The first competition for the Championship of Nova Scotia was held later in the year and won by Nova Scotia Car Works, who beat Canadian Ord. Corps 3–1 in the final. The names of the winning players were. A.E. Bradshaw, W. Matthews, R. Noon, W. Fairbrother, T, Swinhoe, A. West, J. Scott, A. Ellis, H. Hall H. Smith and W. Hill. At its second annual meeting in 1914, the provincial body elected F.J. Gardner as President and voted to pay the $25 fee and join the Dominion of Canada F.A.

However, within a very short time, the Nova Scotia F.A. found itself facing the outbreak of World War One and had to shut down for the duration. With the resumption of activities following the war, the provincial body was reformed in time to put together a team to play the Scottish F.A. touring team. The Scots, made up of players from the Scottish professional league, won by seven goals to one. The team that represented Halifax was Wilson – O'Dell, Taylor – Fox, Campbell, Hunt – Ferguson, Carpenter, Jamieson, Sellings and Beston, a crowd of 3,000 watched. Later that year the Nova Scotia F.A. sent George W. Crossan, its President, to Toronto to attend the 1921 annual meeting of the Dominion of Canada Football Association. The provincial body continued to operate in 1922 with E.J. Kelly as President, but there doesn't seem to have been another AGM until 1928.

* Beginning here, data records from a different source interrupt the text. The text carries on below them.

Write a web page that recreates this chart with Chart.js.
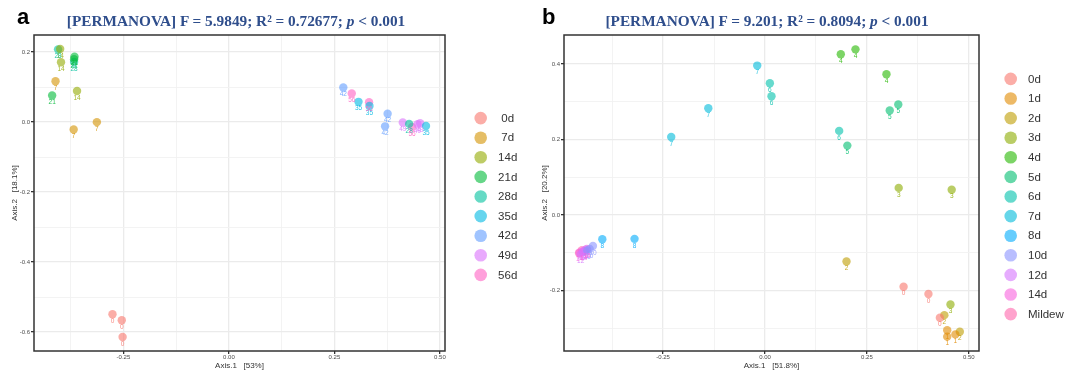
<!DOCTYPE html>
<html lang="en">
<head>
<meta charset="UTF-8">
<title>PCoA PERMANOVA</title>
<script src="https://cdn.jsdelivr.net/npm/chart.js"></script>
<style>
    body {
        margin: 0;
        background: #fff;
        width: 1075px;
        height: 374px;
        position: relative;
        overflow: hidden;
        font-family: "Liberation Sans", Arial, sans-serif;
    }
    .panel { position: absolute; top: 0; height: 374px; }
    #panelA { left: 0; width: 540px; }
    #panelB { left: 540px; width: 535px; }
    .letter {
        position: absolute;
        top: 6px;
        font-weight: bold;
        font-size: 22px;
        line-height: 22px;
        color: #000;
    }
    .title {
        position: absolute;
        top: 13px;
        font-family: "Liberation Serif", "Times New Roman", serif;
        font-weight: bold;
        font-size: 15.3px;
        line-height: 16px;
        color: #2F4E8C;
        white-space: nowrap;
        transform: translateX(-50%);
    }
</style>
</head>
<body>
    <div class="panel" id="panelA"><canvas id="chartA"></canvas></div>
    <div class="panel" id="panelB"><canvas id="chartB"></canvas></div>

    <div class="letter" style="left:17px">a</div>
    <div class="title" style="left:236px">[PERMANOVA] F = 5.9849; R² = 0.72677; <i>p</i> &lt; 0.001</div>
    <div class="letter" style="left:542px">b</div>
    <div class="title" style="left:767px">[PERMANOVA] F = 9.201; R² = 0.8094; <i>p</i> &lt; 0.001</div>

<script>
// ---- panel a ----
const groupsA = ['0d', '7d', '14d', '21d', '28d', '35d', '42d', '49d', '56d'];
const tagsA = ['0', '7', '14', '21', '28', '35', '42', '49', '56'];
const xA = [
    [-0.276, -0.254, -0.252],
    [-0.411, -0.368, -0.313],
    [-0.400, -0.398, -0.360],
    [-0.419, -0.366, -0.367],
    [-0.405, -0.367, 0.427],
    [0.307, 0.333, 0.467],
    [0.271, 0.376, 0.370],
    [0.412, 0.447, 0.453],
    [0.291, 0.332, 0.434]
];
const yA = [
    [-0.549, -0.566, -0.614],
    [0.117, -0.021, 0.000],
    [0.209, 0.171, 0.089],
    [0.076, 0.187, 0.180],
    [0.208, 0.172, -0.005],
    [0.058, 0.046, -0.011],
    [0.099, 0.024, -0.012],
    [-0.001, -0.006, -0.003],
    [0.082, 0.057, -0.014]
];
const xTicksA = [-0.375, -0.25, -0.125, 0, 0.125, 0.25, 0.375, 0.5];
const yTicksA = [-0.6, -0.5, -0.4, -0.3, -0.2, -0.1, 0, 0.1, 0.2];
const colorsA = ['#F8766D', '#D39200', '#93AA00', '#00BA38', '#00C19F', '#00B9E3', '#619CFF', '#DB72FB', '#FF61C3'];

// ---- panel b ----
const groupsB = ['0d', '1d', '2d', '3d', '4d', '5d', '6d', '7d', '8d', '10d', '12d', '14d', 'Mildew'];
const tagsB = ['0', '1', '2', '3', '4', '5', '6', '7', '8', '10', '12', '14', ''];
const xB = [
    [0.340, 0.401, 0.429],
    [0.447, 0.447, 0.467],
    [0.200, 0.440, 0.478],
    [0.328, 0.458, 0.455],
    [0.186, 0.222, 0.298],
    [0.306, 0.327, 0.202],
    [0.012, 0.016, 0.182],
    [-0.019, -0.139, -0.230],
    [-0.320, -0.399],
    [-0.422, -0.430, -0.436],
    [-0.447, -0.452, -0.440],
    [-0.455, -0.444, -0.437],
    [-0.456, -0.449, -0.441]
];
const yB = [
    [-0.190, -0.209, -0.272],
    [-0.305, -0.322, -0.316],
    [-0.123, -0.265, -0.309],
    [0.072, 0.067, -0.237],
    [0.426, 0.439, 0.373],
    [0.277, 0.293, 0.184],
    [0.349, 0.315, 0.223],
    [0.396, 0.283, 0.207],
    [-0.063, -0.064],
    [-0.082, -0.090, -0.094],
    [-0.097, -0.104, -0.092],
    [-0.099, -0.095, -0.090],
    [-0.101, -0.093, -0.096]
];
const xTicksB = [-0.375, -0.25, -0.125, 0, 0.125, 0.25, 0.375, 0.5];
const yTicksB = [-0.3, -0.2, -0.1, 0, 0.1, 0.2, 0.3, 0.4];
const colorsB = ['#F8766D', '#E18A00', '#BE9C00', '#8CAB00', '#24B700', '#00BE70', '#00C1AB', '#00BBDA', '#00ACFC', '#8B93FF', '#D575FE', '#F962DD', '#FF65AC'];

function rgba(hex, a) {
    const n = parseInt(hex.slice(1), 16);
    return `rgba(${(n >> 16) & 255},${(n >> 8) & 255},${n & 255},${a})`;
}

function isMajor(v, step) {
    return Math.abs(v / step - Math.round(v / step)) < 1e-6;
}

// small number under each point + dark plot border + legend on the right
const decorations = {
    id: 'decorations',
    afterDatasetsDraw(chart) {
        const ctx = chart.ctx;
        ctx.save();
        ctx.font = '6.5px "Liberation Sans", Arial, sans-serif';
        ctx.textAlign = 'center';
        ctx.textBaseline = 'top';
        chart.data.datasets.forEach((ds, i) => {
            ctx.fillStyle = ds.tagColor;
            chart.getDatasetMeta(i).data.forEach(pt => ctx.fillText(ds.tag, pt.x, pt.y + 3.6));
        });
        ctx.restore();
    },
    afterDraw(chart, args, opts) {
        const {ctx, chartArea: a} = chart;
        ctx.save();
        ctx.strokeStyle = '#333';
        ctx.lineWidth = 1.5;
        ctx.strokeRect(a.left, a.top, a.right - a.left, a.bottom - a.top);

        const ds = chart.data.datasets;
        const step = 19.6;
        const y0 = (a.top + a.bottom) / 2 + 3.5 - (ds.length - 1) * step / 2;
        ctx.font = '11.5px "Liberation Sans", Arial, sans-serif';
        ctx.textBaseline = 'middle';
        ctx.textAlign = opts.align;
        ds.forEach((d, i) => {
            const y = y0 + i * step;
            ctx.beginPath();
            ctx.arc(a.right + opts.circleDx, y, 6.3, 0, Math.PI * 2);
            ctx.fillStyle = d.backgroundColor;
            ctx.fill();
            ctx.fillStyle = '#333';
            ctx.fillText(d.label, a.right + opts.textDx, y + 0.5);
        });
        ctx.restore();
    }
};

function makeChart(id, p) {
    const datasets = p.groups.map((g, i) => ({
        label: g,
        tag: p.tags[i],
        tagColor: rgba(p.colors[i], 0.85),
        data: p.xs[i].map((x, j) => ({x: x, y: p.ys[i][j]})),
        backgroundColor: rgba(p.colors[i], 0.6),
        borderWidth: 0,
        pointRadius: 4.2,
        pointHoverRadius: 4.2
    }));

    return new Chart(document.getElementById(id), {
        type: 'scatter',
        data: {datasets: datasets},
        plugins: [decorations],
        options: {
            responsive: true,
            maintainAspectRatio: false,
            animation: false,
            layout: {padding: {top: 35, right: p.padRight, left: 0, bottom: 0}},
            plugins: {
                legend: {display: false},
                tooltip: {enabled: false},
                decorations: p.legend
            },
            scales: {
                x: {
                    type: 'linear',
                    min: p.xMin,
                    max: p.xMax,
                    afterBuildTicks: s => { s.ticks = p.xTicks.map(v => ({value: v})); },
                    afterFit: s => { s.height = 23; },
                    border: {display: false},
                    grid: {
                        color: c => isMajor(c.tick.value, 0.25) ? '#EBEBEB' : '#F2F2F2',
                        lineWidth: c => isMajor(c.tick.value, 0.25) ? 1.3 : 0.9,
                        tickColor: c => isMajor(c.tick.value, 0.25) ? '#333' : 'rgba(0,0,0,0)',
                        tickLength: 3
                    },
                    ticks: {
                        autoSkip: false,
                        maxRotation: 0,
                        padding: 0,
                        color: '#4D4D4D',
                        font: {size: 6, family: '"Liberation Sans", Arial, sans-serif'},
                        callback: v => isMajor(v, 0.25) ? v.toFixed(2) : ''
                    },
                    title: {
                        display: true,
                        text: p.xTitle,
                        color: '#333',
                        font: {size: 8, family: '"Liberation Sans", Arial, sans-serif'},
                        padding: {top: 0, bottom: 3}
                    }
                },
                y: {
                    type: 'linear',
                    min: p.yMin,
                    max: p.yMax,
                    afterBuildTicks: s => { s.ticks = p.yTicks.map(v => ({value: v})); },
                    afterFit: s => { s.width = p.yWidth; },
                    border: {display: false},
                    grid: {
                        color: c => isMajor(c.tick.value, 0.2) ? '#EBEBEB' : '#F2F2F2',
                        lineWidth: c => isMajor(c.tick.value, 0.2) ? 1.3 : 0.9,
                        tickColor: c => isMajor(c.tick.value, 0.2) ? '#333' : 'rgba(0,0,0,0)',
                        tickLength: 3
                    },
                    ticks: {
                        autoSkip: false,
                        padding: 1,
                        color: '#4D4D4D',
                        font: {size: 6, family: '"Liberation Sans", Arial, sans-serif'},
                        callback: v => isMajor(v, 0.2) ? v.toFixed(1) : ''
                    },
                    title: {
                        display: true,
                        text: p.yTitle,
                        color: '#333',
                        font: {size: 8, family: '"Liberation Sans", Arial, sans-serif'},
                        padding: {top: p.yTitlePad, bottom: 0}
                    }
                }
            }
        }
    });
}

makeChart('chartA', {
    groups: groupsA, tags: tagsA, xs: xA, ys: yA, colors: colorsA,
    xTicks: xTicksA, yTicks: yTicksA,
    xMin: -0.462, xMax: 0.512, yMin: -0.654, yMax: 0.249,
    xTitle: 'Axis.1   [53%]', yTitle: 'Axis.2   [18.1%]',
    padRight: 95, yWidth: 34, yTitlePad: 10,
    legend: {circleDx: 35.7, textDx: 62.7, align: 'center'}
});

makeChart('chartB', {
    groups: groupsB, tags: tagsB, xs: xB, ys: yB, colors: colorsB,
    xTicks: xTicksB, yTicks: yTicksB,
    xMin: -0.493, xMax: 0.525, yMin: -0.360, yMax: 0.477,
    xTitle: 'Axis.1   [51.8%]', yTitle: 'Axis.2   [20.2%]',
    padRight: 96, yWidth: 24, yTitlePad: 0,
    legend: {circleDx: 31.7, textDx: 49, align: 'left'}
});
</script>
</body>
</html>
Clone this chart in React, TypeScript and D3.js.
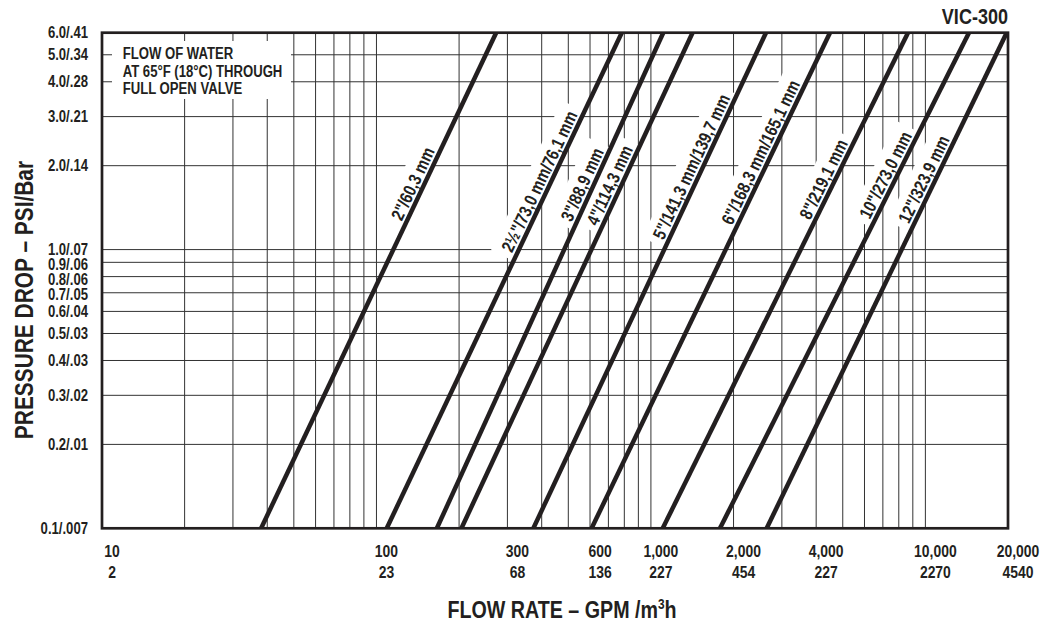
import * as d3 from 'd3';
import React, { useRef, useEffect } from 'react';

// pipe sizes, flow (GPM) where each line crosses 0.1 psi and 6.0 psi
const pipeSizes = ['2"/60,3 mm', '2½"/73,0 mm/76,1 mm', '3"/88,9 mm', '4"/114,3 mm', '5"/141,3 mm/139,7 mm', '6"/168,3 mm/165,1 mm', '8"/219,1 mm', '10"/273,0 mm', '12"/323,9 mm'];
const flowAtLow = [38, 109, 166, 204, 373, 608, 1104, 1785, 2641];
const flowAtHigh = [273, 783, 1109, 1418, 2626, 4492, 8644, 14416, 19780];
const labelPsi = [1.66, 1.69, 1.65, 1.64, 1.91, 2.15, 1.72, 1.78, 1.72];

const psiTicks = [6, 5, 4, 3, 2, 1, 0.9, 0.8, 0.7, 0.6, 0.5, 0.4, 0.3, 0.2, 0.1];
const psiLabels = ['6.0/.41', '5.0/.34', '4.0/.28', '3.0/.21', '2.0/.14', '1.0/.07', '0.9/.06', '0.8/.06', '0.7/.05', '0.6/.04', '0.5/.03', '0.4/.03', '0.3/.02', '0.2/.01', '0.1/.007'];
const gpmTicks = [10, 100, 300, 600, 1000, 2000, 4000, 10000, 20000];
const gpmLabels = ['10', '100', '300', '600', '1,000', '2,000', '4,000', '10,000', '20,000'];
const m3hLabels = ['2', '23', '68', '136', '227', '454', '227', '2270', '4540'];
const noteLines = ['FLOW OF WATER', 'AT 65°F (18°C) THROUGH', 'FULL OPEN VALVE'];

// no narrow face installed, so squeeze Liberation Sans Bold
const FONT = "'Liberation Sans', Arial, sans-serif";
const SQ = 0.82;
const INK = '#231f20';
const at = (x, y, rot = 0) => `translate(${x},${y}) rotate(${rot}) scale(${SQ},1)`;

function FlowChart({ width, height }) {
    const ref = useRef();
    const left = 102, right = 1008, top = 32.7, bottom = 528.3;

    useEffect(() => {
        draw();
    }, []);

    const draw = () => {
        const svg = d3.select(ref.current);
        svg.selectAll('*').remove();
        svg.style('font-family', FONT).style('font-weight', 'bold');

        const x = d3.scaleLog().domain([10, 20000]).range([left, right]);
        const y = d3.scaleLog().domain([0.1, 6]).range([bottom, top]);

        svg.append('defs').append('clipPath').attr('id', 'plot-clip')
            .append('rect')
            .attr('x', left).attr('y', top)
            .attr('width', right - left).attr('height', bottom - top);

        // grid
        const grid = svg.append('g').attr('stroke', '#333').attr('stroke-width', 1);
        grid.selectAll('line.v')
            .data(x.ticks().filter(v => v > 10 && v <= 10000))
            .enter().append('line')
            .attr('class', 'v')
            .attr('x1', d => x(d)).attr('x2', d => x(d))
            .attr('y1', top).attr('y2', bottom);
        grid.selectAll('line.h')
            .data(y.ticks().filter(v => v > 0.1 && v < 6))
            .enter().append('line')
            .attr('class', 'h')
            .attr('x1', left).attr('x2', right)
            .attr('y1', d => y(d)).attr('y2', d => y(d));

        // note box knocks out the grid
        svg.append('rect')
            .attr('x', 112).attr('y', 41).attr('width', 179).attr('height', 58)
            .attr('fill', 'white');

        const halos = svg.append('g').attr('fill', 'white');
        const lines = svg.append('g').attr('clip-path', 'url(#plot-clip)');
        const labels = svg.append('g');

        pipeSizes.forEach((name, i) => {
            const x0 = x(flowAtLow[i]), y0 = y(0.1);
            const x1 = x(flowAtHigh[i]), y1 = y(6);
            lines.append('line')
                .attr('x1', x0).attr('y1', y0)
                .attr('x2', x1).attr('y2', y1)
                .attr('stroke', INK)
                .attr('stroke-width', 4.5);

            const len = Math.hypot(x1 - x0, y1 - y0);
            const ux = (x1 - x0) / len, uy = (y1 - y0) / len;
            const angle = Math.atan2(uy, ux) * 180 / Math.PI;
            const ly = y(labelPsi[i]);
            const t = (ly - y0) / (y1 - y0);
            const off = 11;
            const cx = x0 + t * (x1 - x0) + uy * off;
            const cy = ly - ux * off;

            const txt = labels.append('text')
                .attr('transform', at(cx, cy, angle))
                .attr('text-anchor', 'middle')
                .attr('dominant-baseline', 'central')
                .attr('font-size', 18)
                .attr('fill', INK)
                .text(name);
            const tl = txt.node().getComputedTextLength() * SQ;
            halos.append('rect')
                .attr('transform', `translate(${cx},${cy}) rotate(${angle})`)
                .attr('x', -tl / 2 - 6).attr('y', -14)
                .attr('width', tl + 12).attr('height', 26);
        });

        svg.append('g').selectAll('text')
            .data(noteLines)
            .enter().append('text')
            .attr('transform', (d, i) => at(122.7, 59.3 + i * 17.3))
            .attr('font-size', 16)
            .attr('fill', INK)
            .text(d => d);

        // frame
        svg.append('rect')
            .attr('x', left).attr('y', top)
            .attr('width', right - left).attr('height', bottom - top)
            .attr('fill', 'none')
            .attr('stroke', INK)
            .attr('stroke-width', 2.7);

        // y tick labels, nudged apart where crowded
        const ys = [];
        psiTicks.forEach((v, i) => {
            const p = y(v);
            ys.push(i > 0 ? Math.max(p, ys[i - 1] + 15) : p);
        });
        svg.append('g').selectAll('text')
            .data(psiLabels)
            .enter().append('text')
            .attr('transform', (d, i) => at(88, ys[i]))
            .attr('text-anchor', 'end')
            .attr('dominant-baseline', 'central')
            .attr('font-size', 16)
            .attr('fill', INK)
            .text(d => d);

        // x tick labels
        const xl = svg.append('g').attr('font-size', 17).attr('fill', INK).attr('text-anchor', 'middle');
        xl.selectAll('text.gpm')
            .data(gpmTicks)
            .enter().append('text')
            .attr('class', 'gpm')
            .attr('transform', d => at(x(d) + 10, 556.7))
            .text((d, i) => gpmLabels[i]);
        xl.selectAll('text.m3h')
            .data(gpmTicks)
            .enter().append('text')
            .attr('class', 'm3h')
            .attr('transform', d => at(x(d) + 10, 578))
            .text((d, i) => m3hLabels[i]);

        // titles
        const xt = svg.append('text')
            .attr('transform', at(562, 618))
            .attr('text-anchor', 'middle')
            .attr('font-size', 24)
            .attr('fill', INK);
        xt.append('tspan').text('FLOW RATE – GPM /m');
        xt.append('tspan').attr('dy', -9).attr('font-size', 14.5).text('3');
        xt.append('tspan').attr('dy', 9).text('h');

        svg.append('text')
            .attr('transform', at(33, 300, -90))
            .attr('text-anchor', 'middle')
            .attr('font-size', 25.5)
            .attr('fill', INK)
            .text('PRESSURE DROP – PSI/Bar');

        svg.append('text')
            .attr('transform', at(right, 24))
            .attr('text-anchor', 'end')
            .attr('font-size', 22)
            .attr('fill', INK)
            .text('VIC-300');
    };

    return (
        <svg ref={ref} width={width} height={height}
            style={{ position: 'absolute', left: 0, top: 0, background: 'white' }}>
        </svg>
    );
}

export default function App() {
    return <FlowChart width={1055} height={625} />;
}
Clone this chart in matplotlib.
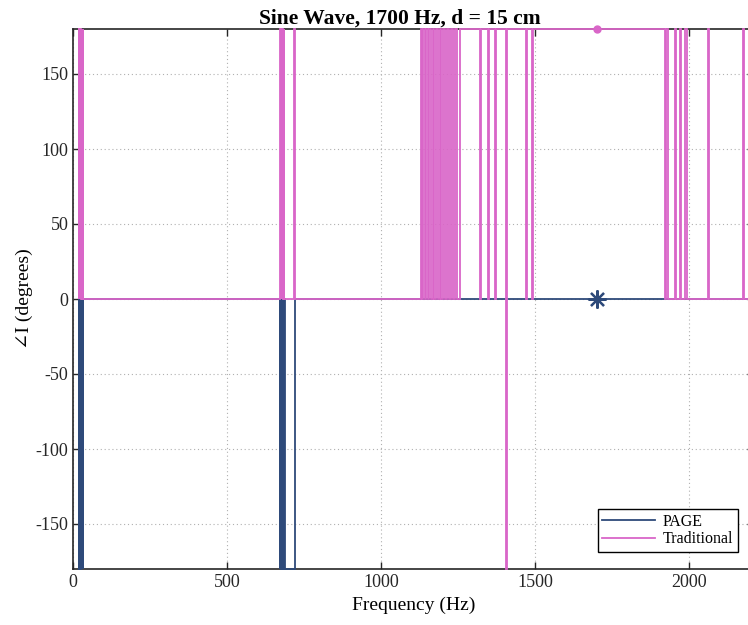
import matplotlib
matplotlib.use("Agg")
import matplotlib.pyplot as plt

# phase of the current vs frequency, stored as step segments:
# each list holds the start frequency of a segment and its phase level
page_start = [15, 17, 19, 21, 23, 25, 27, 29, 31, 33,
              670, 672, 674, 676, 678, 680, 682, 684, 686,
              717, 719]
page_level = [-180, 0, -180, 0, -180, 0, -180, 0, -180, 0,
              -180, 0, -180, 0, -180, 0, -180, 0, -180,
              -180, 0]
page_end = 2210

trad_start = [15, 17, 19, 21, 23, 25, 27, 29, 31, 33,
              671, 673, 675, 677, 679, 681, 683, 685,
              717, 719,
              1128, 1132, 1136, 1141, 1146, 1150, 1156, 1161, 1167, 1172,
              1178, 1183, 1189, 1194, 1200, 1206, 1213, 1219, 1226, 1233,
              1240, 1246, 1254,
              1320, 1323, 1346, 1349, 1369, 1372, 1404, 1407, 1470, 1473,
              1489, 1492,
              1921, 1925, 1930, 1954, 1957, 1970, 1973, 1986, 1994,
              2061, 2064, 2174, 2177]
trad_level = [180, 0, 180, 0, 180, 0, 180, 0, 180, 0,
              180, 0, 180, 0, 180, 0, 180, 0,
              180, 0,
              180, 0, 180, 0, 180, 0, 180, 0, 180, 0,
              180, 0, 180, 0, 180, 0, 180, 0, 180, 0,
              180, 0, 180,
              0, 180, 0, 180, 0, 180, -180, 180, 0, 180,
              0, 180,
              0, 180, 0, 180, 0, 180, 0, 180, 0,
              180, 0, 180, 0]
trad_end = 2210

target_freq = 1700
page_target = 0
trad_target = 180

x_ticks = [0, 500, 1000, 1500, 2000]
y_ticks = [-150, -100, -50, 0, 50, 100, 150]

page_color = "#2e4a7a"
trad_color = "#d966c8"

plt.rcParams["font.family"] = ["Liberation Serif", "DejaVu Serif"]
plt.rcParams["axes.unicode_minus"] = False

fig = plt.figure(figsize=(7.48, 6.25), dpi=100)
# axes runs a little past the right edge of the picture, like the cropped original
ax = fig.add_axes([73.3 / 748, 1 - 569 / 625, 680.7 / 748, 540 / 625])

ax.stairs(page_level, page_start + [page_end], baseline=None,
          color=page_color, linewidth=1.3, label="PAGE", zorder=3,
          clip_on=False)
ax.stairs(trad_level, trad_start + [trad_end], baseline=None,
          color=trad_color, linewidth=1.3, label="Traditional", zorder=3,
          clip_on=False)

ax.plot([target_freq], [page_target], marker=(8, 2, 0), markersize=13,
        color=page_color, markeredgewidth=1.6, linestyle="none",
        clip_on=False, zorder=4)
ax.plot([target_freq], [trad_target], marker="o", markersize=5,
        color=trad_color, linestyle="none", clip_on=False, zorder=4)

ax.set_xlim(0, 2210)
ax.set_ylim(-180, 180)
ax.set_xticks(x_ticks)
ax.set_yticks(y_ticks)
ax.tick_params(direction="in", top=True, right=True, length=5, width=1,
               labelsize=13, colors="#262626")
for s in ax.spines.values():
    s.set_linewidth(1.2)
    s.set_color("#262626")
ax.grid(True, linestyle=(0, (1, 2.5)), color="#b0b0b0", linewidth=0.8)

ax.set_title("Sine Wave, 1700 Hz, d = 15 cm", fontsize=15.5,
             fontweight="bold", pad=4, x=0.48)
ax.set_xlabel("Frequency (Hz)", fontsize=14)
ax.set_ylabel("\u2220I (degrees)", fontsize=14, labelpad=2)

leg = ax.legend(loc="lower right", bbox_to_anchor=(0.977, 0.031),
                borderaxespad=0, fontsize=11.5, fancybox=False,
                edgecolor="black", framealpha=1, handlelength=3.3,
                labelspacing=0.1, borderpad=0.3, handletextpad=0.5)
leg.get_frame().set_linewidth(1.0)
leg.set_zorder(5)

fig.savefig("out.png", dpi=100)
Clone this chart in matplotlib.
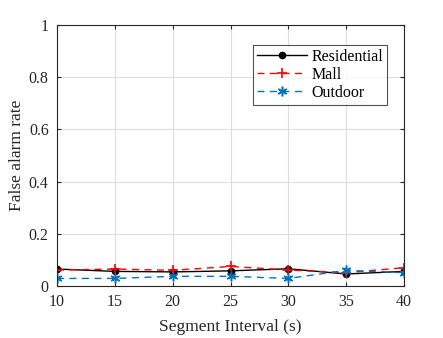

During the 1920s, clearly soccer was very popular in the mines of Cape Breton with Dominion Number 11 winning the Nova Scotia Championship in 1929 and New Waterford winning in 1930 and 1931. However, from 1928 on, the provincial association seems to have continued to operate until 1936. C. Ireland was Secretary in 1929 before in 1931 T. Bruce Taylor was elected President with Thomas Greeley as Secretary-Treasurer. The 1933 AGM was held in Halifax on March 23, with T. Bruce Taylor as President, B.T. Milne Vice-President and Thomas Greeley, again Secretary-Treasurer. In 1934, the AGM was held on July 31 and T. Bruce Taylor was once again elected President with B.T. Milne and Robert Barrett as Vice-Presidents. J. Hurst and B.T. Milne were delegates to the DCFA AGM in Winnipeg in September of that year. In 1935, T. Bruce Taylor was once again President with Lieut. R.C. Hervey as Vice-President and Thomas Greeley as Secretary-Treasurer. This year for the first, time Nova Scotia entered a team for the Dominion Championship. That team was Halifax St. George's Aces, who played the Aldred Soccer Club of Montreal in early August. In the first game Halifax was beaten 6–0 and in the second 6–1. In 1936 T. Bruce Taylor was returned as President, along with Robert Barrett as Vice-President and Thomas Greeley as Secretary-Treasurer. Delegates to the DCFA were Robert Barrett and B.T. Milne. The AGM backed a proposal for the formation of a Maritime Football Association. Beyond this time, no record has been found of the Nova Scotia Football Association being in operation beyond the 1936 season until the years following World War Two.